Frankfurt is therefore considered a global city (alpha world city) as listed by the Loughborough University group's 2010 inventory. Among global cities it was ranked 10th by the Global Power City Index 2011 and 11th by the Global City Competitiveness Index 2012. Among financial centers it was ranked 8th by the International Financial Centers Development Index 2013 and 9th by the Global Financial Centres Index 2013.  

Due to its central location within Germany and Europe, Frankfurt is a major air, rail and highway transport hub. Frankfurt Airport is one of the world's busiest international airports by passenger traffic and the main hub for Germany's flag carrier Lufthansa, the largest airline in Europe. Frankfurt Central Station is one of the largest terminal stations in Europe and the busiest junction operated by Deutsche Bahn, the German national railway company, with 342 daily trains to domestic and European destinations. Frankfurter Kreuz, the Autobahn interchange close to the airport, is the most heavily used interchange in the EU with approximately 320,000 cars daily.  
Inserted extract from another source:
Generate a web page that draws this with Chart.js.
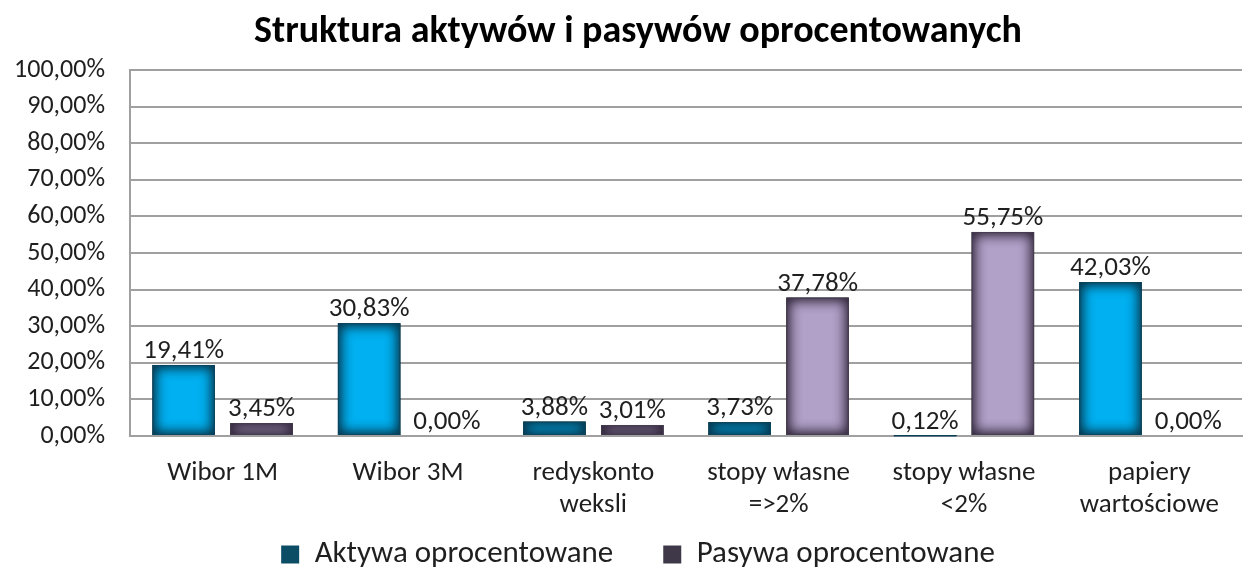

Frankfurt is also a centre for commerce, culture, education, tourism and web traffic. Messe Frankfurt is one of the world's largest trade fairs at 578,000 square metres and ten exhibition halls, a central logistics centre and an attached convention centre. Major trade fairs include the Frankfurt Motor Show, the world's largest motor show, and the Frankfurt Book Fair, the world's largest book fair. Frankfurt is also home to many cultural and educational institutions including the Johann Wolfgang Goethe University and Frankfurt University of Applied Sciences, many museums (e.g. Städel, Naturmuseum Senckenberg, Schirn Kunsthalle Frankfurt, Goethe House), and two major botanical gardens, the Palmengarten, which is Germany's largest, and the Botanical Garden of the Goethe University. 4.3 million tourists visited Frankfurt in 2012, which marked a new all-time-high and a doubling of visits since 1999. 56% of these tourists were Germans, 20% other Europeans, 12% Asians, 10% Americans, 1% Africans and 1% Oceanians. Frankfurt is also home to DE-CIX, the world's largest internet traffic exchange point. 

In 2011, the human-resource-consulting firm Mercer ranked Frankfurt as seventh in its annual "Quality of Living" survey of cities around the world. According to The Economist cost of living survey, Frankfurt is Germany's most expensive city, and the 10th most expensive in the world.  

A unique feature of Frankfurt is its significant number of skyscrapers and high-rise buildings in the city center which form the Frankfurt skyline. Frankfurt is one of only a few cities in the European Union that have such a skyline, the others being London, Milan, Warsaw, Madrid, Rotterdam and La Défense in the outer Paris region. Because of the city's skyline, Germans sometimes refer to Frankfurt as "Mainhattan", a portmanteau of the local Main River and Manhattan.